ABSTRACT

George Harrison's 1971 anthem – penned for a benefit concert he and Ravi Shankar organized for the child refugees from Bangladesh's bloody birth – etched for ever that evocative name in the mind of my generation. Seventeen years on, I sat in a Buckinghamshire church listening to English children invoking that name again, in prayers for other children, victims of the latest tragedy to afflict that most disaster-prone land. The monsoon floods of 1988 killed over a thousand and rendered millions homeless, and in so doing had reached children the world over, in the way that few events have the biblical awfulness to do. “Something we can't neglect, something I can't forget”, as George had sung.
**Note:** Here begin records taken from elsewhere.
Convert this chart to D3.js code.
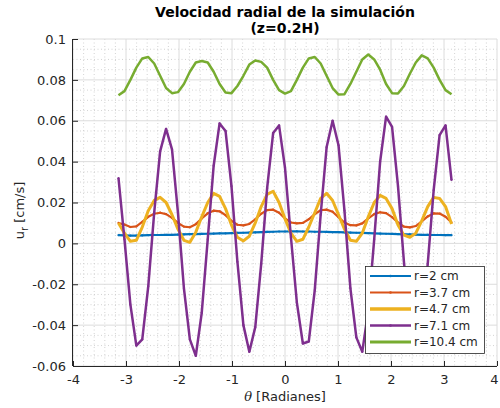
<!DOCTYPE html>
<html>
<head>
<meta charset="utf-8">
<script src="https://cdn.jsdelivr.net/npm/d3@7"></script>
<style>
  html, body { margin: 0; padding: 0; background: #fff; }
  svg { display: block; font-family: "DejaVu Sans", sans-serif; }
</style>
</head>
<body>
<svg id="chart" width="500" height="408"></svg>
<script>
const theta = [-3.142,-3.029,-2.917,-2.805,-2.693,-2.580,-2.468,-2.356,-2.244,-2.132,-2.020,-1.907,-1.795,-1.683,-1.571,-1.458,-1.346,-1.234,-1.122,-1.010,-0.898,-0.785,-0.673,-0.561,-0.449,-0.337,-0.224,-0.112,0,
  0.112,0.224,0.337,0.449,0.561,0.673,0.785,0.898,1.010,1.122,1.234,1.346,1.458,1.571,1.683,1.795,1.907,2.020,2.132,2.244,2.356,2.468,2.580,2.693,2.805,2.917,3.029,3.142];

const r2 = [0.0040,0.0039,0.0038,0.0038,0.0039,0.0040,0.0041,0.0041,0.0042,0.0042,0.0043,0.0044,0.0045,0.0045,0.0046,0.0047,0.0048,0.0049,0.0049,0.0050,0.0051,0.0052,0.0053,0.0054,0.0055,0.0056,0.0057,0.0058,0.0058,
  0.0059,0.0059,0.0058,0.0058,0.0057,0.0057,0.0056,0.0055,0.0055,0.0054,0.0053,0.0052,0.0051,0.0050,0.0049,0.0048,0.0047,0.0046,0.0045,0.0044,0.0044,0.0043,0.0042,0.0042,0.0041,0.0041,0.0040,0.0040];

const r37 = [0.0100,0.0092,0.0080,0.0083,0.0105,0.0130,0.0145,0.0150,0.0143,0.0125,0.0100,0.0082,0.0079,0.0094,0.0122,0.0147,0.0160,0.0157,0.0138,0.0110,0.0091,0.0088,0.0095,0.0118,0.0145,0.0163,0.0165,0.0150,0.0122,
  0.0102,0.0098,0.0100,0.0118,0.0143,0.0162,0.0165,0.0155,0.0128,0.0102,0.0089,0.0088,0.0098,0.0122,0.0143,0.0152,0.0148,0.0128,0.0102,0.0082,0.0078,0.0085,0.0108,0.0132,0.0147,0.0146,0.0130,0.0102];

const r47 = [0.010,0.005,0.001,0.0015,0.008,0.016,0.021,0.0225,0.020,0.014,0.007,0.0015,0.0005,0.0055,0.013,0.020,0.0245,0.023,0.017,0.009,0.003,0.0012,0.0035,0.010,0.018,0.024,0.0255,0.020,0.012,
  0.005,0.001,0.002,0.008,0.015,0.022,0.0245,0.021,0.014,0.007,0.0015,0.001,0.005,0.013,0.020,0.0235,0.022,0.017,0.009,0.004,0.003,0.005,0.011,0.018,0.0225,0.022,0.018,0.0095];

const r71 = [0.032,0.002,-0.030,-0.050,-0.047,-0.021,0.015,0.045,0.056,0.046,0.015,-0.022,-0.047,-0.055,-0.034,0.002,0.038,0.0587,0.055,0.028,-0.009,-0.040,-0.053,-0.041,-0.010,0.027,0.054,0.0577,0.037,
  0.003,-0.029,-0.049,-0.048,-0.023,0.014,0.047,0.060,0.048,0.016,-0.022,-0.046,-0.053,-0.033,0.002,0.040,0.062,0.057,0.028,-0.009,-0.041,-0.052,-0.042,-0.010,0.026,0.053,0.0577,0.031];

const r104 = [0.0725,0.0745,0.080,0.086,0.0905,0.0912,0.088,0.082,0.076,0.0735,0.074,0.078,0.084,0.0885,0.0892,0.0885,0.084,0.078,0.0738,0.0735,0.077,0.082,0.0875,0.0895,0.0888,0.086,0.080,0.075,0.0733,
  0.0745,0.080,0.086,0.0905,0.0912,0.088,0.082,0.076,0.0728,0.073,0.078,0.084,0.090,0.0924,0.090,0.085,0.078,0.0735,0.0733,0.077,0.083,0.0885,0.092,0.0905,0.086,0.080,0.075,0.073];

const seriesNames = ["r=2 cm", "r=3.7 cm", "r=4.7 cm", "r=7.1 cm", "r=10.4 cm"];
const seriesValues = [r2, r37, r47, r71, r104];
const seriesColors = ["#0072BD", "#D95319", "#EDB120", "#7E2F8E", "#77AC30"];
const seriesWidths = [2.2, 2.2, 3, 2.5, 2.5];
const seriesDots = [true, true, false, true, false];

const xTicks = [-4, -3, -2, -1, 0, 1, 2, 3, 4];
const yTicks = [-0.06, -0.04, -0.02, 0, 0.02, 0.04, 0.06, 0.08, 0.1];
const titleLines = ["Velocidad radial de la simulación", "(z=0.2H)"];

const svg = d3.select("#chart");
const L = 73, R = 497, T = 39, B = 366;
const x = d3.scaleLinear().domain([-4, 4]).range([L, R]);
const y = d3.scaleLinear().domain([-0.06, 0.1]).range([B, T]);
const axisColor = "#262626";

// minor grid
const g = svg.append("g");
const xMinor = d3.range(-40, 41, 2).map(v => v / 10).filter(v => !xTicks.includes(v));
const yMinor = d3.range(-60, 101, 5).map(v => v / 1000).filter(v => !yTicks.some(t => Math.abs(t - v) < 1e-9));
g.selectAll(".xm").data(xMinor).join("line")
  .attr("x1", d => x(d)).attr("x2", d => x(d)).attr("y1", T).attr("y2", B)
  .attr("stroke", "#c8c8c8").attr("stroke-width", 0.8).attr("stroke-dasharray", "1,2.5");
g.selectAll(".ym").data(yMinor).join("line")
  .attr("x1", L).attr("x2", R).attr("y1", d => y(d)).attr("y2", d => y(d))
  .attr("stroke", "#c8c8c8").attr("stroke-width", 0.8).attr("stroke-dasharray", "1,2.5");
// major grid
g.selectAll(".xg").data(xTicks).join("line")
  .attr("x1", d => x(d)).attr("x2", d => x(d)).attr("y1", T).attr("y2", B)
  .attr("stroke", "#dcdcdc").attr("stroke-width", 1);
g.selectAll(".yg").data(yTicks).join("line")
  .attr("x1", L).attr("x2", R).attr("y1", d => y(d)).attr("y2", d => y(d))
  .attr("stroke", "#dcdcdc").attr("stroke-width", 1);

// series
const line = d3.line().x((d, i) => x(theta[i])).y(d => y(d));
seriesValues.forEach((vals, k) => {
  svg.append("path").datum(vals)
    .attr("d", line)
    .attr("fill", "none")
    .attr("stroke", seriesColors[k])
    .attr("stroke-width", seriesWidths[k])
    .attr("stroke-linejoin", "round");
  if (seriesDots[k]) {
    svg.append("g").selectAll("circle").data(vals).join("circle")
      .attr("cx", (d, i) => x(theta[i])).attr("cy", d => y(d)).attr("r", 1.1)
      .attr("fill", seriesColors[k]);
  }
});

// axes
const xAxis = d3.axisBottom(x).tickValues(xTicks).tickFormat(d => String(d))
  .tickSizeInner(-5).tickSizeOuter(0).tickPadding(9);
const yAxis = d3.axisLeft(y).tickValues(yTicks).tickFormat(d => d === 0 ? "0" : String(+d.toFixed(2)))
  .tickSizeInner(-5).tickSizeOuter(0).tickPadding(7);
const gx = svg.append("g").attr("transform", `translate(0,${B})`).call(xAxis);
const gy = svg.append("g").attr("transform", `translate(${L},0)`).call(yAxis);
[gx, gy].forEach(a => {
  a.select(".domain").attr("stroke", axisColor).attr("stroke-width", 1);
  a.selectAll(".tick line").attr("stroke", axisColor);
  a.selectAll(".tick text").attr("fill", axisColor).attr("font-size", 13)
    .attr("font-family", "DejaVu Sans, sans-serif");
});
gx.selectAll(".tick text").filter(d => d === 4).attr("dx", -3);
gx.select(".domain").attr("d", `M${L},0.5H${R}`);
gy.select(".domain").attr("d", `M-0.5,${T}V${B}`);

// title
svg.append("g").selectAll("text").data(titleLines).join("text")
  .attr("x", (L + R) / 2).attr("y", (d, i) => 17 + i * 16)
  .attr("text-anchor", "middle").attr("font-weight", "bold").attr("font-size", 14)
  .attr("fill", "#000").text(d => d);

// x label
const xl = svg.append("text").attr("x", (L + R) / 2).attr("y", 401)
  .attr("text-anchor", "middle").attr("font-size", 13).attr("fill", axisColor);
xl.append("tspan").attr("font-style", "italic").attr("font-family", "DejaVu Serif, serif").text("θ");
xl.append("tspan").text(" [Radianes]");

// y label
const yl = svg.append("text").attr("transform", `translate(24,${(T + B) / 2 + 8}) rotate(-90)`)
  .attr("text-anchor", "middle").attr("font-size", 13).attr("fill", axisColor);
yl.append("tspan").text("u");
yl.append("tspan").attr("font-size", 10).attr("dy", 4).text("r");
yl.append("tspan").attr("dy", -4).text(" [cm/s]");

// legend
const lg = svg.append("g");
lg.append("rect").attr("x", 365.5).attr("y", 266.5).attr("width", 119).attr("height", 87)
  .attr("fill", "#fff").attr("stroke", axisColor).attr("stroke-width", 0.8);
const rows = lg.selectAll(".row").data(seriesNames).join("g")
  .attr("transform", (d, i) => `translate(0,${276 + i * 16.5})`);
rows.append("line").attr("x1", 370).attr("x2", 411).attr("y1", 0).attr("y2", 0)
  .attr("stroke", (d, i) => seriesColors[i]).attr("stroke-width", (d, i) => seriesWidths[i] + (i === 2 || i === 4 ? 0.5 : 0));
rows.filter((d, i) => seriesDots[i]).append("circle").attr("cx", 390.5).attr("cy", 0).attr("r", 1.3)
  .attr("fill", (d) => seriesColors[seriesNames.indexOf(d)]);
rows.append("text").attr("x", 414).attr("y", 0).attr("dy", "0.35em")
  .attr("font-size", 12).attr("fill", axisColor).text(d => d);
</script>
</body>
</html>
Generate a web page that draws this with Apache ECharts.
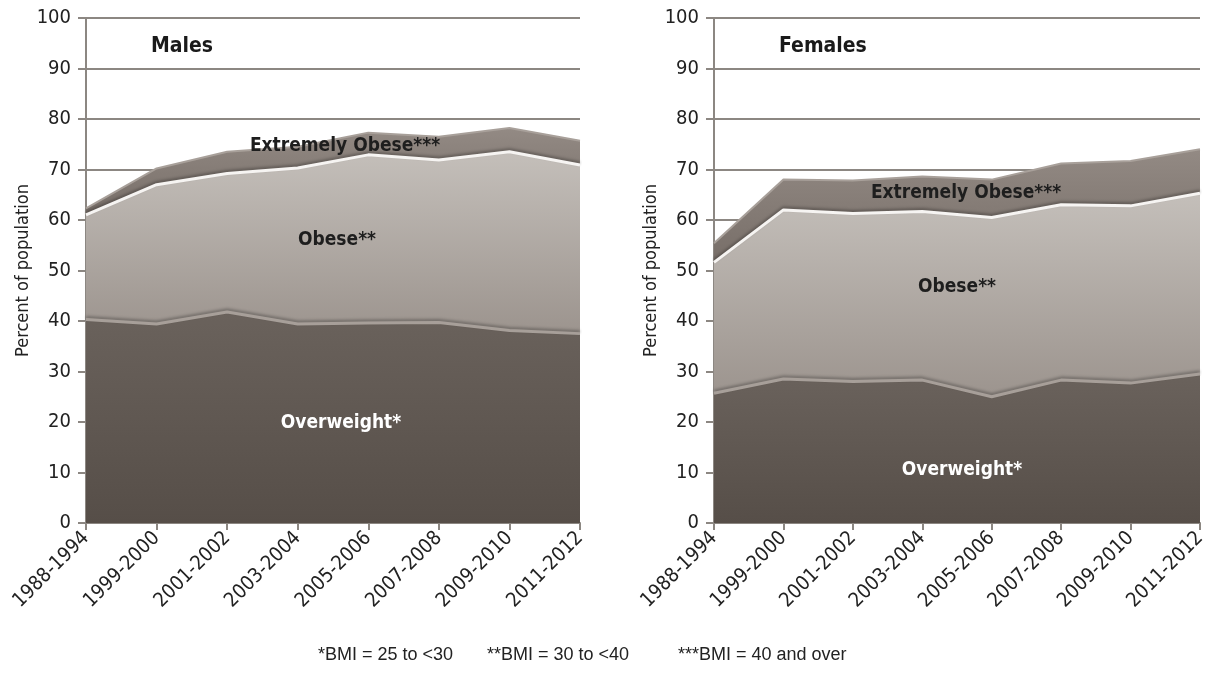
<!DOCTYPE html>
<html>
<head>
<meta charset="utf-8">
<script src="https://cdn.jsdelivr.net/npm/echarts@6/dist/echarts.min.js"></script>
<style>
html,body{margin:0;padding:0;background:#fff;}
#c{width:1217px;height:685px;}
</style>
</head>
<body>
<div id="c"></div>
<script>
const categories = ['1988-1994','1999-2000','2001-2002','2003-2004','2005-2006','2007-2008','2009-2010','2011-2012'];
// Males (percent, stacked)
const maleOverweight = [40.3, 39.4, 41.8, 39.4, 39.6, 39.7, 38.1, 37.5];
const maleObese      = [20.7, 27.6, 27.4, 30.9, 33.3, 32.2, 35.4, 33.4];
const maleExtreme    = [1.3, 3.2, 4.3, 4.2, 4.4, 4.6, 4.7, 4.8];
// Females (percent, stacked)
const femaleOverweight = [25.7, 28.5, 28.0, 28.3, 25.0, 28.3, 27.7, 29.5];
const femaleObese      = [25.9, 33.5, 33.3, 33.4, 35.5, 34.7, 35.1, 35.8];
const femaleExtreme    = [3.8, 6.0, 6.5, 6.9, 7.5, 8.2, 8.9, 8.7];
const yTicks = [0,10,20,30,40,50,60,70,80,90,100];

const FONT = "'Liberation Sans Narrow','DejaVu Sans Condensed','Arial Narrow','Liberation Sans',Arial,sans-serif";
const FONT2 = "'Liberation Sans',Arial,sans-serif";
const GRIDC = '#8c8782';

const chart = echarts.init(document.getElementById('c'), null, {renderer:'canvas'});

function grad(c1, c2){
  return new echarts.graphic.LinearGradient(0,0,0,1,[{offset:0,color:c1},{offset:1,color:c2}]);
}
function xAxis(gi){
  return {
    type:'category', gridIndex:gi, data:categories, boundaryGap:false,
    axisLine:{lineStyle:{color:GRIDC,width:2}},
    axisTick:{show:true,length:7,lineStyle:{color:GRIDC,width:2}},
    axisLabel:{rotate:45,fontSize:20,color:'#222',fontFamily:FONT,margin:12,interval:0},
    splitLine:{show:false}
  };
}
function yAxis(gi){
  return {
    type:'value', gridIndex:gi, min:0, max:100, interval:10,
    name:'Percent of population', nameLocation:'middle', nameGap:52, nameRotate:90,
    nameTextStyle:{fontSize:18,color:'#222',fontFamily:FONT},
    axisLine:{show:true,lineStyle:{color:GRIDC,width:2}},
    axisTick:{show:true,length:8,lineStyle:{color:GRIDC,width:2}},
    axisLabel:{fontSize:20,color:'#222',fontFamily:FONT,margin:15,
      formatter:function(v){return yTicks.indexOf(v)>=0?String(v):'';}},
    splitLine:{show:true,lineStyle:{color:GRIDC,width:2}}
  };
}
function series(gi, ow, ob, ex){
  const st = 's'+gi;
  return [
    {type:'line', xAxisIndex:gi, yAxisIndex:gi, stack:st, data:ow, symbol:'none',
     lineStyle:{color:'#a79f99',width:3,shadowColor:'rgba(0,0,0,0.3)',shadowBlur:3,shadowOffsetY:-2},
     areaStyle:{color:grad('#6a625c','#564e48'),opacity:1}, z:3},
    {type:'line', xAxisIndex:gi, yAxisIndex:gi, stack:st, data:ob, symbol:'none',
     lineStyle:{color:'#f6f4f2',width:3,shadowColor:'rgba(0,0,0,0.3)',shadowBlur:3,shadowOffsetY:-2},
     areaStyle:{color:grad('#c4bfba','#9c948e'),opacity:1}, z:2},
    {type:'line', xAxisIndex:gi, yAxisIndex:gi, stack:st, data:ex, symbol:'none',
     lineStyle:{color:'#a8a09a',width:2},
     areaStyle:{color:grad('#938a84','#776e68'),opacity:1}, z:1}
  ];
}
function txtAbs(x,y,t,size,color,bold){
  return {type:'text', x:x, y:y, z:100, zlevel:1, style:{text:t, fontSize:size, fill:color,
    fontWeight:bold?'bold':'normal', fontFamily:FONT, align:'center', verticalAlign:'middle'}};
}
function txtL(x,y,t,size,color,bold,fam){
  return {type:'text', x:x, y:y, z:100, zlevel:1, style:{text:t, fontSize:size, fill:color,
    fontWeight:bold?'bold':'normal', fontFamily:fam||FONT, align:'left', verticalAlign:'middle'}};
}

chart.setOption({
  animation:false,
  backgroundColor:'#ffffff',
  grid:[
    {left:86, right:637, top:18, bottom:162},
    {left:714, right:17, top:18, bottom:162}
  ],
  xAxis:[xAxis(0), xAxis(1)],
  yAxis:[yAxis(0), yAxis(1)],
  series: series(0, maleOverweight, maleObese, maleExtreme)
    .concat(series(1, femaleOverweight, femaleObese, femaleExtreme)),
  graphic:[
    txtL(151,47,'Males',21,'#1a1a1a',true),
    txtL(779,47,'Females',21,'#1a1a1a',true),
    txtAbs(345,146,'Extremely Obese***',19,'#1e1e1e',true),
    txtAbs(337,240,'Obese**',19,'#1e1e1e',true),
    txtAbs(341,423,'Overweight*',19,'#ffffff',true),
    txtAbs(966,193,'Extremely Obese***',19,'#1e1e1e',true),
    txtAbs(957,287,'Obese**',19,'#1e1e1e',true),
    txtAbs(962,470,'Overweight*',19,'#ffffff',true),
    txtL(318,655,'*BMI = 25 to <30',18,'#222',false,FONT2),
    txtL(487,655,'**BMI = 30 to <40',18,'#222',false,FONT2),
    txtL(678,655,'***BMI = 40 and over',18,'#222',false,FONT2)
  ]
});
</script>
</body>
</html>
Yet, apart from prayer and pocket money, there seems precious little the ordinary mortal can do to alleviate the lot of a people who appear to have more than their fair share of flood, famine, typhoon and tragedy. The helicopter-borne camera, bearing down upon acres of human distress, produces a god-like view of the planet, and a guiltily unspoken but comforting assurance in our ample armchairs that many, if not most, are worse off than us and deserving of our Olympian compassion. But fatalistic assumptions about Bangladesh owe more to the hyperbole of a popular press – obsessed with the bad news which makes good news – and that panoramic portrayal of disaster so beloved of television news-mongers, than to historical inevitability.